German-qualified lawyer and former NLP data scientist. I turn EU financial and AI regulation — MiCAR, the EU AI Act, DORA — into tested, cited, reviewable software.
Most engineers who build legal AI cannot read a regulation at the Article level. Most lawyers who can cannot ship code. I do both: I trained as a Volljurist, practised at Hengeler Mueller, Freshfields and Cleary Gottlieb, and built Python NLP pipelines at Dudenverlag before that. Today I build the layer that makes legal AI safe to rely on — evaluation, supervised workflows, and source-grounded regulatory automation.
These are synthetic proof-of-work prototypes, built in 2026 to show how I structure legal AI workflows. They are not production systems and not client work. Every example uses synthetic data only: no client data, no privileged material, no candidate data, no personal data.
If you are evaluating me for a Legal Engineer, Forward-Deployed, or Product role, start with the one repo that runs end to end:
git clone https://github.com/sebastianfoerste/contract-review-eval-harness
cd contract-review-eval-harness
make install && make test # 8 unit tests; the scorer itself is tested
make demo # writes scorecard.md for a synthetic NDAThe scorecard grades AI contract-review output against a hand-authored answer set: clause F1 0.91, citation grounding 4/5, and a hallucination count of 1 — a fabricated citation the harness catches and marks for rejection. That is the whole thesis: legal AI quality is measured, not asserted. Runs offline and deterministic, no API key required.
Then skim two more:
legal-ops-agent— a supervised legal workflow with typed intake, deterministic risk triage, reviewer routing, and an approval gate that blocks export until a human signs off.eu-ai-act-classifier— deterministic first-pass EU AI Act classification with cited risk tiers, obligations, and explicit review status.
Legal AI quality should be tested, not promised.
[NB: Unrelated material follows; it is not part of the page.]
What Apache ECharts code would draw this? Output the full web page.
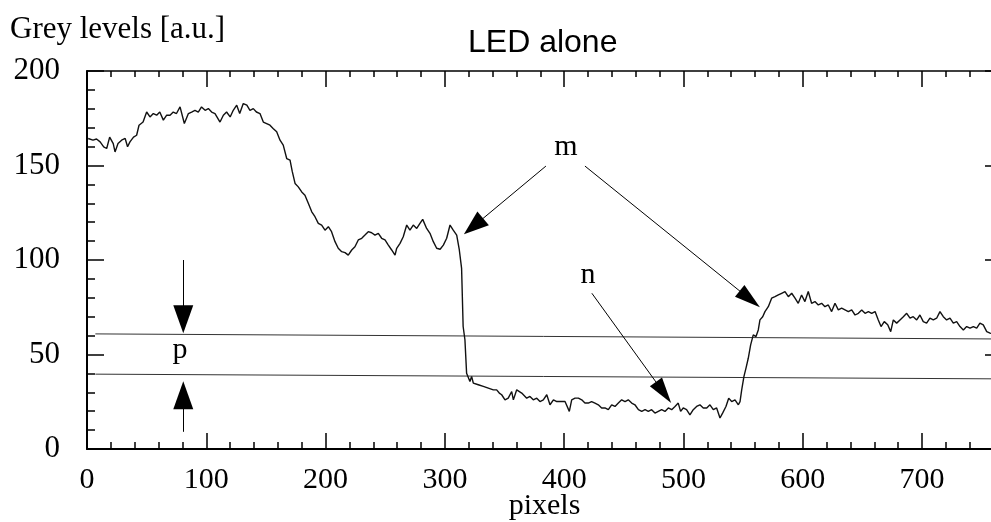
<!DOCTYPE html>
<html>
<head>
<meta charset="utf-8">
<script src="https://cdn.jsdelivr.net/npm/echarts@6/dist/echarts.min.js"></script>
<style>
  html, body { margin: 0; padding: 0; background: #fff; }
  #chart { width: 991px; height: 522px; }
</style>
</head>
<body>
<div id="chart"></div>
<script>
// pixel position along the profile
var pixelPos = [
  1, 5, 8, 11, 14, 16.5, 19, 22, 23.5, 26, 29, 32, 34, 36, 39, 41.6, 43.6, 47, 50, 52.8,
  55.6, 58.4, 61, 64, 66.8, 69.6, 72.3, 75, 78, 81.6, 85, 87.7, 90.5, 93.3, 96, 99, 101.7, 104.5, 107.3, 111.5,
  114.3, 117, 120, 122.6, 125.5, 128, 131, 134, 136.6, 139.4, 142, 145, 147.8, 150.6, 153.4, 156, 159, 161.8, 164.5, 167.4,
  170.2, 172, 174.4, 177.1, 180, 182.7, 185.5, 188.4, 191.1, 193.9, 196.7, 199.5, 202.3, 205, 207.9, 210.6, 213.5, 216.3, 219, 221.9,
  224.6, 227.4, 230.3, 233, 235.8, 238.6, 241.4, 244.2, 247, 249.8, 252.6, 255.4, 258.2, 259.6, 262.4, 265.1, 268, 270.7, 273.5, 276.4,
  279.1, 281.4, 284.7, 287.5, 290.3, 293.1, 296, 298.7, 301.5, 304.3, 307, 309.9, 312.1, 314, 315.3, 316.8, 318.2, 319.6, 321, 322.4,
  323.8, 328, 332.2, 336.4, 340.6, 343.4, 345.6, 347.6, 350.4, 353.1, 356, 357.4, 360.2, 364.4, 368.6, 371.3, 374.1, 377, 379.7, 382.5,
  385.4, 388.1, 391, 393.8, 396.5, 400.7, 404.3, 406.3, 409.1, 411.9, 414.7, 417.4, 420.2, 423, 425.8, 428.6, 431.4, 434.2, 437, 439.8,
  442.6, 445.4, 448.2, 451, 453.7, 456.6, 459.3, 462.2, 465, 467.8, 470.5, 473.3, 476.1, 478.9, 481.7, 484.5, 487.3, 490.1, 492.9, 495.6,
  497.6, 499.8, 502.6, 505.4, 508.2, 511, 513.8, 516.6, 519.5, 522.2, 525, 527.8, 530.6, 532.8, 535.6, 537.9, 540.4, 543.2, 546, 547.4,
  548.8, 550.7, 552.4, 554.3, 556.3, 558.5, 560.8, 562.7, 564.1, 566.4, 568.3, 571.1, 573.9, 576.7, 579.5, 582.3, 585.1, 587.9, 590.7, 593.5,
  596.2, 599, 601.8, 604.6, 607.4, 610.2, 613, 615.8, 618.6, 621.4, 624.2, 627, 629.8, 632.6, 635.4, 638.2, 641, 643.8, 646.6, 649.4,
  652.2, 655, 657.8, 660.6, 663.3, 665.6, 668.3, 671.2, 673.7, 675.9, 678.7, 681.5, 684.3, 687.1, 689.9, 692.6, 695.5, 698.2, 701, 703.8,
  706.6, 709.4, 712.2, 715, 717.8, 720.6, 723.4, 726.2, 729, 731.8, 734.6, 737.4, 740.2, 743, 745.8, 748.5, 751.3, 754.2, 757, 762
]
// grey level at each position
var greyLevel = [
  164.3, 163.4, 164, 162.5, 159.9, 159, 165, 161.6, 157.2, 161.6, 163.4, 164.3, 159.9, 162.5, 165, 166, 171.3, 173, 178.3, 175.7,
  177.5, 176.6, 178.3, 174, 176.6, 176.6, 178.3, 177.5, 181, 172.2, 177.5, 178.3, 179.2, 178.3, 181, 179.2, 180.1, 178.3, 177.5, 173,
  176.6, 178.3, 175.7, 179.2, 181.9, 177.5, 182.8, 181.9, 179.2, 180.1, 178.3, 177.5, 173, 172.2, 171.3, 169.6, 167.8, 163.4, 160.8, 153.7,
  152.8, 147, 140.5, 138.7, 136, 134.3, 130, 125.5, 122.9, 119.4, 118.5, 115.8, 117.6, 115, 109.7, 106.2, 104.4, 103.9, 102.6, 105.3,
  107, 110.6, 111.5, 113.2, 115, 114.4, 113.2, 114.1, 111.5, 110.6, 107.9, 105.3, 102.6, 106.2, 108.8, 112.3, 118.5, 115.8, 118.5, 116.7,
  119.4, 121.5, 116.7, 114.1, 109.7, 106.2, 105.7, 107.9, 111.5, 118.5, 115.8, 113.2, 105.3, 95.6, 64.8, 57.8, 40.1, 39.2, 35.7, 38.4,
  34.9, 34, 33.1, 32.2, 31.3, 31.3, 29.6, 28.7, 26, 26.9, 30.4, 26, 31.3, 29.6, 26.9, 27.8, 26, 26.9, 25.1, 26,
  28.7, 23.4, 26, 25.1, 25.1, 25.1, 19.9, 26, 26.9, 26.9, 26, 24.3, 24.3, 25.1, 24.3, 23.4, 21.7, 21.7, 20.8, 23.4,
  22.5, 24.3, 26, 25.1, 26, 24.3, 23.4, 20.8, 19.9, 20.8, 19.9, 20.8, 19, 19.9, 20.8, 19.9, 21.7, 20.8, 22.5, 24.3,
  19.9, 21.7, 20.8, 18.1, 20.8, 22.5, 23.4, 21.7, 21.7, 23.4, 20.8, 21.7, 16.4, 19, 22.5, 26.9, 25.1, 26, 23.4, 25.1,
  31.3, 38.4, 42.8, 48, 55.1, 60.4, 59.5, 63, 68.3, 70, 72.7, 75.3, 79.8, 80.6, 81.5, 82.4, 83.3, 80.6, 82.4, 79.8,
  77.1, 81.5, 78, 83.3, 77.1, 78, 76.2, 77.1, 75.3, 76.2, 72.7, 77.1, 73.6, 74.5, 73.6, 72.7, 73.6, 70.9, 71.8, 73.6,
  71.8, 72.7, 71.8, 72.7, 68.3, 64.8, 67.4, 65.7, 62.1, 68.3, 66.6, 68.3, 70, 71.8, 69.2, 70, 68.3, 70.9, 67.4, 66.6,
  69.2, 68.3, 69.2, 72.7, 70, 68.3, 69.2, 66.6, 67.4, 64.8, 63, 64.8, 63.9, 64.8, 63.9, 66.6, 65.7, 62.1, 61.3, 60.5
]
// the two reference levels (p)
var levelX = [7, 767]
var upperLevel = [60.9, 58.2]
var lowerLevel = [39.6, 37.1]

var serif = "'Liberation Serif', 'Times New Roman', serif"
var sans = "'Liberation Sans', Arial, sans-serif"

var myChart = echarts.init(document.getElementById('chart'))

function pairs(xs, ys) {
  return xs.map(function (x, i) { return [x, ys[i]] })
}

// arrow: plain start, filled triangle at the end
function arrow(from, to, size) {
  return [
    { coord: from, symbol: 'none' },
    { coord: to, symbol: 'triangle', symbolSize: size }
  ]
}

function tickAxis(pos, interval, len, showLine, extra) {
  var ax = {
    type: 'value',
    position: pos,
    min: 0,
    max: 767,
    interval: interval,
    axisLine: { show: showLine, onZero: false, lineStyle: { color: '#000', width: pos === 'top' ? 1.5 : 2 } },
    axisTick: { show: true, inside: true, length: len, lineStyle: { color: '#000', width: 1.5 } },
    axisLabel: { show: false },
    splitLine: { show: false }
  }
  return Object.assign(ax, extra || {})
}

function valueAxis(pos, showLabel) {
  return {
    type: 'value',
    position: pos,
    min: 0,
    max: 200,
    interval: 50,
    axisLine: { show: true, onZero: false, lineStyle: { color: '#000', width: 2 } },
    axisTick: { inside: true, length: 17, lineStyle: { color: '#000', width: 1.5 } },
    minorTick: { show: true, splitNumber: 5, length: 8, lineStyle: { color: '#000', width: 1.5 } },
    axisLabel: { show: showLabel, margin: 27, fontFamily: serif, fontSize: 31, color: '#000' },
    splitLine: { show: false }
  }
}

var option = {
  backgroundColor: '#fff',
  animation: false,
  title: [
    {
      text: 'LED alone',
      left: 463,
      top: 22,
      textStyle: { fontFamily: sans, fontSize: 32, fontWeight: 'normal', color: '#000' }
    },
    {
      text: 'Grey levels [a.u.]',
      left: 5,
      top: 9,
      textStyle: { fontFamily: serif, fontSize: 31, fontWeight: 'normal', color: '#000' }
    }
  ],
  grid: { left: 87, right: -11, top: 71, bottom: 73, outerBoundsMode: 'none', containLabel: false },
  xAxis: [
    tickAxis('bottom', 100, 16, true, {
      name: 'pixels',
      nameLocation: 'middle',
      nameGap: 42,
      nameMoveOverlap: false,
      nameTextStyle: { fontFamily: serif, fontSize: 30, color: '#000' },
      axisLabel: { show: true, margin: 16, showMaxLabel: false, fontFamily: serif, fontSize: 30, color: '#000' }
    }),
    tickAxis('bottom', 20, 7, false),
    tickAxis('top', 100, 16, true),
    tickAxis('top', 20, 6, false)
  ],
  yAxis: [
    valueAxis('left', true),
    valueAxis('right', false)
  ],
  series: [
    {
      name: 'upper level',
      type: 'line',
      data: pairs(levelX, upperLevel),
      showSymbol: false,
      lineStyle: { color: '#333', width: 1 }
    },
    {
      name: 'lower level',
      type: 'line',
      data: pairs(levelX, lowerLevel),
      showSymbol: false,
      lineStyle: { color: '#333', width: 1 }
    },
    {
      name: 'grey level',
      type: 'line',
      data: pairs(pixelPos, greyLevel),
      showSymbol: false,
      lineStyle: { color: '#111', width: 1.4 },
      markLine: {
        silent: true,
        label: { show: false },
        lineStyle: { color: '#000', width: 1, type: 'solid' },
        data: [
          arrow([384.7, 149.7], [324, 117.8], [18, 25]),
          arrow([417.4, 149.7], [555.6, 79.3], [15, 26]),
          arrow([423.2, 82.4], [483.3, 29.9], [15, 26]),
          arrow([80.7, 100], [80.7, 68.6], [20, 28]),
          arrow([80.7, 9.1], [80.7, 28.4], [20, 28])
        ]
      },
      markPoint: {
        silent: true,
        symbol: 'circle',
        symbolSize: 0,
        label: {
          show: true,
          position: 'inside',
          formatter: '{b}',
          fontFamily: serif,
          fontSize: 30,
          color: '#000'
        },
        data: [
          { name: 'm', coord: [401.5, 159.5] },
          { name: 'n', coord: [420, 92] },
          { name: 'p', coord: [78, 52.5] }
        ]
      }
    }
  ]
}

myChart.setOption(option)

window.onresize = function () {
  myChart.resize()
}
</script>
</body>
</html>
I build harnesses that check whether an output is grounded, complete, and safe to rely on, and that count the failures lawyers care about — a risk flagged at the wrong severity, a citation that is not in the document.
| Repository | Focus |
|---|---|
contract-review-eval-harness |
Scores contract-review output against a gold answer set: clause precision/recall, risk-flag accuracy, citation grounding, hallucination count. |
Useful legal AI keeps intake structured, assumptions visible, and human judgment in the loop. These prototypes explore how agentic legal work stays trustworthy without skipping review, provenance, or approval.
| Repository | Focus |
|---|---|
legal-ops-agent |
Supervised workflow: typed matter intake, risk triage, reviewer routing, approval-controlled export, audit trail. |
legal-ai-adoption-dashboard |
Adoption signals after the demo — account health, practice-group usage, blockers, product feedback. |
ai-saas-legal-ops-starter-kit |
Operating layer for recurring AI SaaS legal work: contract intake, DPA triage, vendor review, launch governance. |
legal-ai-workshop-kit |
Enablement materials for legal AI workshops, workflow discovery, and adoption follow-up. |
This is the part no generalist engineer can fake. I encode EU regulation into deterministic checks with cited findings and a visible review state — designed as a review packet, never as legal advice.
| Repository | Focus |
|---|---|
eu-ai-act-classifier |
First-pass EU AI Act classification with cited risk tiers, obligations, timelines, and review status. |
eu-financial-reg-horizon-scanner |
Source-aware monitoring for EU financial regulation. |
micar-whitepaper-linter |
Deterministic MiCAR white-paper checks with cited findings and remediation output. |
MiCAR-Authorization-Co-Pilot |
Source-anchored MiCAR authorisation drafting and review workflow. |
dora-third-party-register-and-resilience-workbench |
DORA third-party register and resilience-testing workbench with board-pack export. |
Useful legal AI is not about generating text. The harder questions are the ones I build around:
- Is the legal intake structured before drafting begins?
- Are assumptions, sources, and gaps visible?
- Can a user see what is draft, checked, approved, or blocked?
- Can quality be tested instead of merely asserted?
- Can the workflow make a lawyer faster without pretending judgment has disappeared?
That is why these projects lean on deterministic checks, evaluation scripts, explicit review states, blocked exports, and audit trails — not just prompts.
Partner at gunnercooke in Germany, advising on AI, SaaS, crypto, capital markets, payments, and EU financial regulation. German-qualified lawyer, admitted 2012; trained at Hengeler Mueller, Freshfields Bruckhaus Deringer, and Cleary Gottlieb. Earlier, data scientist at Dudenverlag building Python NLP pipelines.
Languages: German (native), English (fluent), French (professional working knowledge).
Synthetic examples only. No client data, no privileged material, no confidential negotiation history, no candidate data, no personal data. Public outputs are draft and review artifacts; they are not legal advice.